Had Ferrari imposed a strategy that had compromised the Finn and ensured maximum points for the favoured son? That was an easy conclusion to draw, but perhaps it wasn't quite that simple.

It wasn't 100 per cent clear exactly how the old ultrasoft/new supersoft comparison would play out – although practice had demonstrated that it took a lap or two to really get new tyres into the window – and, in addition, Vettel had to dig deep and get everything just right to ensure that he stayed ahead.

And Ferrari did have to at least in part react to what Red Bull and Mercedes were doing, just as those two were reacting to each other.

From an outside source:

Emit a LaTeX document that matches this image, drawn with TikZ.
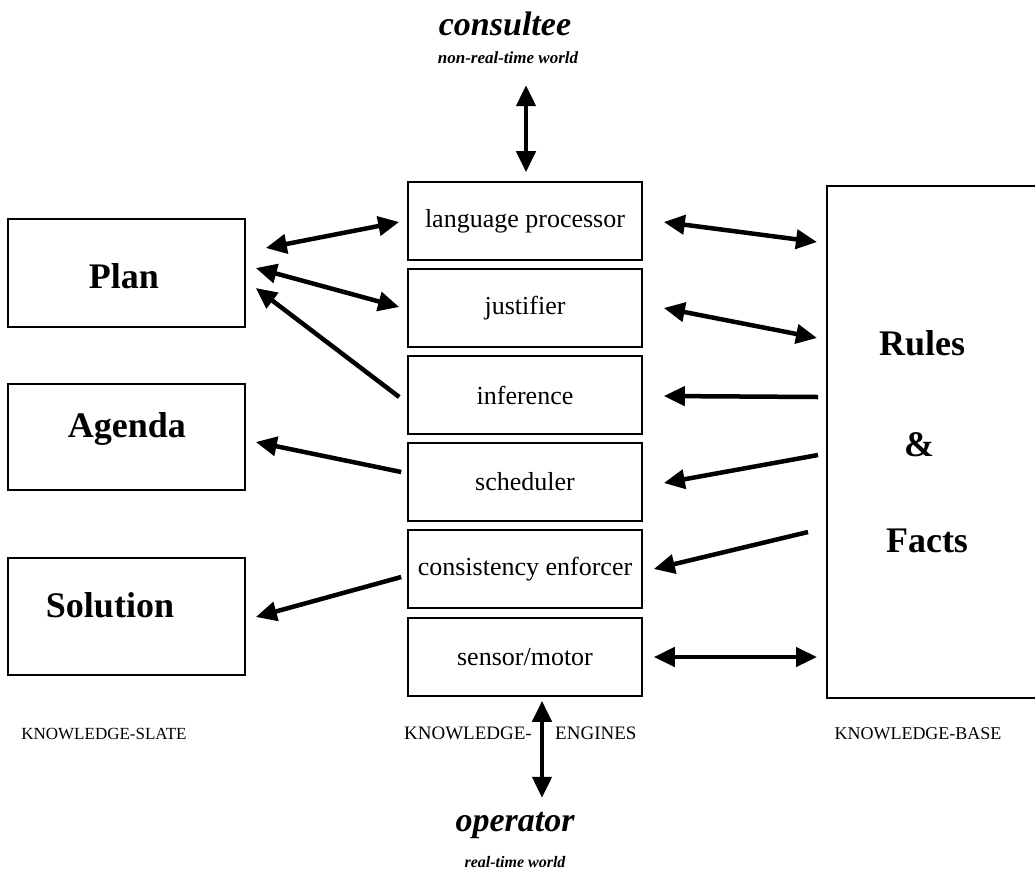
\documentclass[tikz,border=0pt]{standalone}
\usepackage{fontspec}
\setmainfont{Liberation Serif}
\usetikzlibrary{arrows.meta,calc}
\begin{document}
\begin{tikzpicture}[x=1pt,y=-1pt,
  box/.style={draw, line width=1.6pt, inner sep=0pt},
  slate/.style={box, minimum width=237pt},
  engine/.style={box, minimum width=234pt, minimum height=78pt, font=\fontsize{26}{30}\selectfont},
  big/.style={font=\fontsize{36}{42}\selectfont\bfseries, inner sep=0pt},
  world/.style={font=\fontsize{34}{40}\selectfont\bfseries\itshape, inner sep=0pt, anchor=base},
  sub/.style={font=\fontsize{17}{20}\selectfont\bfseries\itshape, inner sep=0pt, anchor=base},
  caption/.style={font=\fontsize{19}{22}\selectfont, inner sep=0pt, anchor=base},
  conn/.style={line width=4.5pt, -{Triangle[length=21pt,width=19pt]}},
  conn2/.style={line width=4.5pt, {Triangle[length=21pt,width=19pt]}-{Triangle[length=21pt,width=19pt]}}
]
\useasboundingbox (0,0) rectangle (1035,876);

% knowledge slate
\node[slate, minimum height=108pt] (plan) at (126.5,273) {};
\node[slate, minimum height=106pt] (agenda) at (126.5,437) {};
\node[slate, minimum height=117pt] (solution) at (126.5,616.5) {};
\node[big] (plantext) at (124,276) {Plan};
\node[big] (agendatext) at (127,429) {Agenda};
\node[big] (solutiontext) at (110,605) {Solution};

% knowledge engines
\node[engine] (lang) at (525,221) {language processor};
\node[engine] (just) at (525,308) {justifier};
\node[engine] (inf) at (525,395) {inference};
\node[engine] (sched) at (525,482) {scheduler};
\node[engine] (cons) at (525,569) {consistency enforcer};
\node[engine] (sensor) at (525,657) {sensor/motor};

% knowledge base
\node[box, anchor=north west, minimum width=225pt, minimum height=512pt] (kb) at (826,185) {};
\node[big] (rules) at (922,343) {Rules};
\node[big] (amp) at (919,445) {\&};
\node[big] (facts) at (927,541) {Facts};

% worlds
\node[world] (consultee) at (505,35) {consultee};
\node[sub] (nrt) at (508,63) {non-real-time world};
\node[world] (operator) at (515,831) {operator};
\node[sub, font=\fontsize{16}{19}\selectfont\bfseries\itshape] (rt) at (515,867) {real-time world};

% captions
\node[caption, font=\fontsize{17}{20}\selectfont] (capslate) at (104,739) {KNOWLEDGE-SLATE};
\node[caption, anchor=base east] (capke) at (532,739) {KNOWLEDGE-};
\node[caption, anchor=base west] (capeng) at (555,739) {ENGINES};
\node[caption, font=\fontsize{18}{21}\selectfont] (capbase) at (918,739) {KNOWLEDGE-BASE};

% left arrows
\draw[conn2] ($(plan.east)+(20,-25)$) -- ($(lang.west)+(-8,1)$);
\draw[conn2] ($(plan.east)+(10,-5)$) -- ($(just.west)+(-8,-1)$);
\draw[conn] ($(inf.west)+(-8,2)$) -- ($(plan.east)+(10,15)$);
\draw[conn] ($(sched.west)+(-6,-10)$) -- ($(agenda.east)+(10,5)$);
\draw[conn] ($(cons.west)+(-6,8)$) -- ($(solution.east)+(10,0.5)$);

% right arrows
\draw[conn2] ($(lang.east)+(21,1)$) -- ($(kb.north west)+(-9,57)$);
\draw[conn2] ($(just.east)+(21,0)$) -- ($(kb.north west)+(-9,153)$);
\draw[conn] ($(kb.north west)+(-8,212)$) -- ($(inf.east)+(21,1)$);
\draw[conn] ($(kb.north west)+(-8,270)$) -- ($(sched.east)+(21,1)$);
\draw[conn] ($(kb.north west)+(-18,347)$) -- ($(cons.east)+(11,0)$);
\draw[conn2] ($(sensor.east)+(11,0)$) -- ($(kb.north west)+(-9,472)$);

% vertical arrows
\draw[conn2] ($(lang.north)+(1,-96)$) -- ($(lang.north)+(1,-9)$);
\draw[conn2] ($(sensor.south)+(17,4)$) -- ($(sensor.south)+(17,101)$);
\end{tikzpicture}
\end{document}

Knowing how strategy choices between teammates can be interpreted, Wolff refused to join in with any conspiracy theories.

"First of all, they deserved to win, they had the quickest car," said the Austrian. "As a team result, a one and two is good. Congratulations from our side. We need to give them credit.

"It wasn't clear how the tyre would perform. They needed to pit one of the two drivers and put them on the supersoft, and how it all panned out, the supersoft was not quick enough and Sebastian was able to put out some stunning laps on the used ultrasoft and that gave him the opportunity over Kimi.

"I don't think they saw it coming. At the end of the day, it's the right result for the team and for the driver's championship. But I don't think it was orchestrated."

It was all too clear after the race that Raikkonen was not happy with how things had played out, no surprise given how much a win after all this time would have meant to him. At Red Bull, Verstappen was equally unhappy to have been jumped by his teammate.

There were parallels between the two situations, as Vettel himself noted.

"The lead car normally gets priority," he said. "So if I had a choice at that point, sitting behind Kimi, if I was going in the pits first, that's maybe what you like to do because you are sooner on the fresher tyres.

"I don't think Daniel had priority over Max going into the race. I don't know where they are in terms of points and so on, so I don't think they look into that.

"But I think the rule of thumb... the rule is pretty clear when you qualify ahead and you are ahead in the first stint, you get priority on the first stop, and that's what happened.

"I think it's probably one of the rare occasions where the overcut turned out to be positive, so I'm really glad I made that work. From the team point of view, there was no plan of any team orders or anything.

"I can understand that obviously Kimi's not happy, I would feel exactly the same, one hundred per cent the same."

Has Ferrari really shown its hand and demonstrated that its main effort is now behind Vettel, as Lewis Hamilton for one suggested?

One thing is for certain - It will be interesting to see if Raikkonen can do anything to turn things back in his favour.